◆ COLLECTED MATERIAL
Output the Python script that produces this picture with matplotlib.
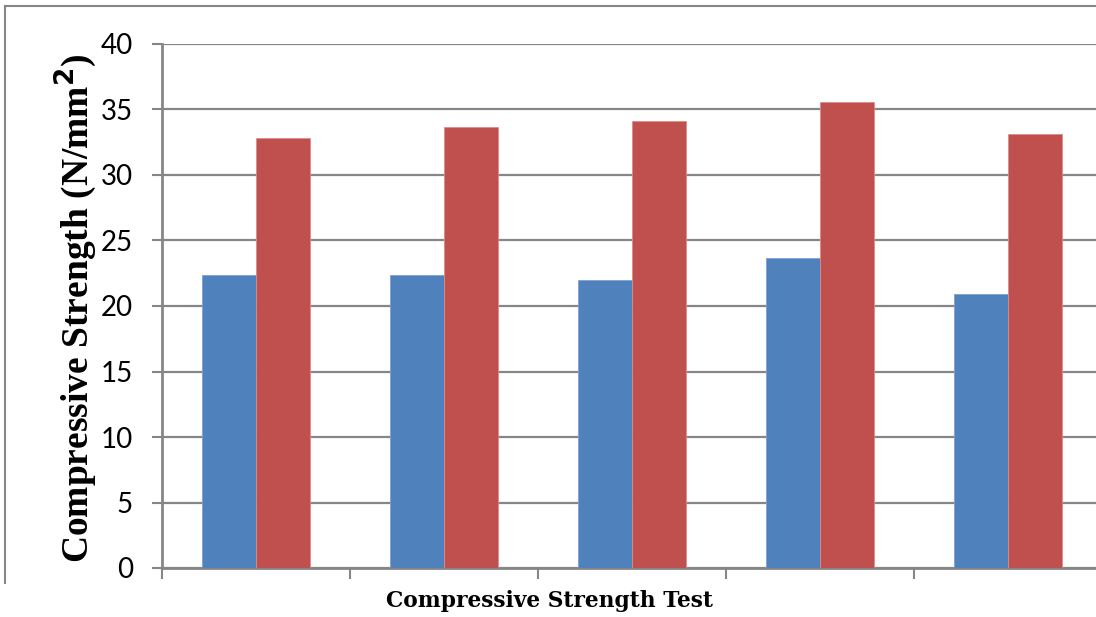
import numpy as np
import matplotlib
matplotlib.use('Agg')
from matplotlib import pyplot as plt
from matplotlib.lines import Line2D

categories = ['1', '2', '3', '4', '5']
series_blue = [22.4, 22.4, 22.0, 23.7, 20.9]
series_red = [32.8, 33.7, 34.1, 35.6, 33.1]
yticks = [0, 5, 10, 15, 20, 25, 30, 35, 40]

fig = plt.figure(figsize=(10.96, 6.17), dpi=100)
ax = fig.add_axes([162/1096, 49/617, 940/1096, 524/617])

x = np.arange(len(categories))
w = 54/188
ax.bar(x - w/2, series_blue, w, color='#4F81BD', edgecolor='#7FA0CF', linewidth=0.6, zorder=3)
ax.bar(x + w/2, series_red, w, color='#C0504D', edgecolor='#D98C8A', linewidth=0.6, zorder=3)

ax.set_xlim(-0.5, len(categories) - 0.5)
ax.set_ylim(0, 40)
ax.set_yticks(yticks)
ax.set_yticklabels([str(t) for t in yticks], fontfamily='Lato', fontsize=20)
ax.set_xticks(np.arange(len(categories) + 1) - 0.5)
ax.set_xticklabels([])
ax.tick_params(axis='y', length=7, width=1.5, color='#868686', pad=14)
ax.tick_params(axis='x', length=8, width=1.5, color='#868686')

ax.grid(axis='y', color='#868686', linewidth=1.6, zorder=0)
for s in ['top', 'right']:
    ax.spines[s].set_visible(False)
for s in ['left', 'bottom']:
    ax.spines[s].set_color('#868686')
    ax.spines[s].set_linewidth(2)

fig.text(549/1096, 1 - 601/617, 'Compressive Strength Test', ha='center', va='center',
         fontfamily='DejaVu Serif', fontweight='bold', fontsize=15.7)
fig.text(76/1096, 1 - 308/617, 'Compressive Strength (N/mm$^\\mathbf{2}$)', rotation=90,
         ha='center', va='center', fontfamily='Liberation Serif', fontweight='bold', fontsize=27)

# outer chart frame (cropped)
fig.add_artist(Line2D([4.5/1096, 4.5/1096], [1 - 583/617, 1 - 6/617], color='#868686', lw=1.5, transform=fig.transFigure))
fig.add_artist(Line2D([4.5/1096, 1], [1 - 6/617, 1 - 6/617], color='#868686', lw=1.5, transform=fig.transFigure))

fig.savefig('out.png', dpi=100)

◆ WHAT TO WORK ON
From the first line of the listing above, repeat every line through the one holding "ax.tick_params(axis='x', length=8, width=1.5, color='#868686')". Both ends count, and pictures stay out.

◆ IN RESPONSE
Output the Python script that produces this picture with matplotlib.
import numpy as np
import matplotlib
matplotlib.use('Agg')
from matplotlib import pyplot as plt
from matplotlib.lines import Line2D

categories = ['1', '2', '3', '4', '5']
series_blue = [22.4, 22.4, 22.0, 23.7, 20.9]
series_red = [32.8, 33.7, 34.1, 35.6, 33.1]
yticks = [0, 5, 10, 15, 20, 25, 30, 35, 40]

fig = plt.figure(figsize=(10.96, 6.17), dpi=100)
ax = fig.add_axes([162/1096, 49/617, 940/1096, 524/617])

x = np.arange(len(categories))
w = 54/188
ax.bar(x - w/2, series_blue, w, color='#4F81BD', edgecolor='#7FA0CF', linewidth=0.6, zorder=3)
ax.bar(x + w/2, series_red, w, color='#C0504D', edgecolor='#D98C8A', linewidth=0.6, zorder=3)

ax.set_xlim(-0.5, len(categories) - 0.5)
ax.set_ylim(0, 40)
ax.set_yticks(yticks)
ax.set_yticklabels([str(t) for t in yticks], fontfamily='Lato', fontsize=20)
ax.set_xticks(np.arange(len(categories) + 1) - 0.5)
ax.set_xticklabels([])
ax.tick_params(axis='y', length=7, width=1.5, color='#868686', pad=14)
ax.tick_params(axis='x', length=8, width=1.5, color='#868686')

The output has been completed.